Since the site's current designated land use and zoning is for commercial activity, People's Self-Help Housing is proposing a new land use designation of planned development/single family residential and rezoning to low-medium density residential, according to a staff report.
The changes would allow for the construction of up to eight dwelling units per acre, or around 71 units in total. However, keeping in mind the shape of the lot and the need for roadways, the proposed project puts forth 49 units and one common area, or 5.5 units per acre, according to the report.
The area is surrounded by single-family developments including Rolling Hills Estates and Sunrise Hills, along with additional low-density housing developments. The densities of the two projects range between 4.6 and 8.6 units per acre.
"Therefore, the proposed project fits well into the context of the surrounding development, providing a density transition between the two existing developments," the staff report states.
While the existing People's Self-Help Housing properties in Santa Maria have been geared toward specific populations such as farmworkers, seniors and those with developmental disabilities, Trigueiro said this project will be income-based, likely available to residents making 80% or less of Santa Barbara County's median income.
If the land use and zoning amendments are approved, they will be brought before the City Council at a future date. In addition, the Planning Commission will need to approve a planned development permit and tract map for the project before it can move forward.

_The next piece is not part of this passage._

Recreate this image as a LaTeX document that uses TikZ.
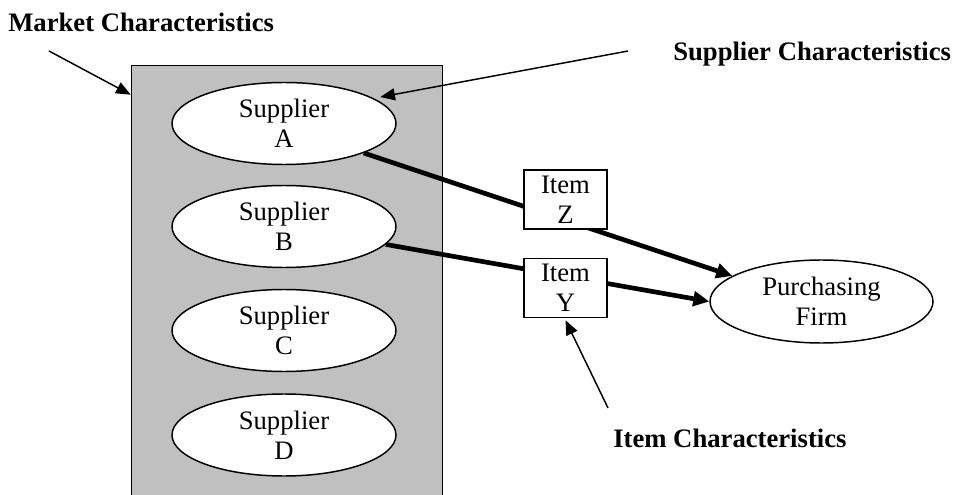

The Santa Maria Planning Commission will meet in person at 6:30 p.m. Wednesday in the Council Chambers at City Hall. The meeting will also be broadcast via Zoom and on the city's YouTube page, as well as on Comcast Channel 23.
The commission will also consider a permit amendment request from Boomers Santa Maria theme park to replace the go-kart track with three mechanical rides, a proposed planned development permit from Sunset Recycling Center to establish a buyback recycling facility and a tentative tract map for the Donati Property.
A commission study session will take place Thursday at 1:30 p.m. in Shepard Hall at the Santa Maria Main Branch Library.
This story has been updated to clarify the dates of this week's Planning Commission meetings.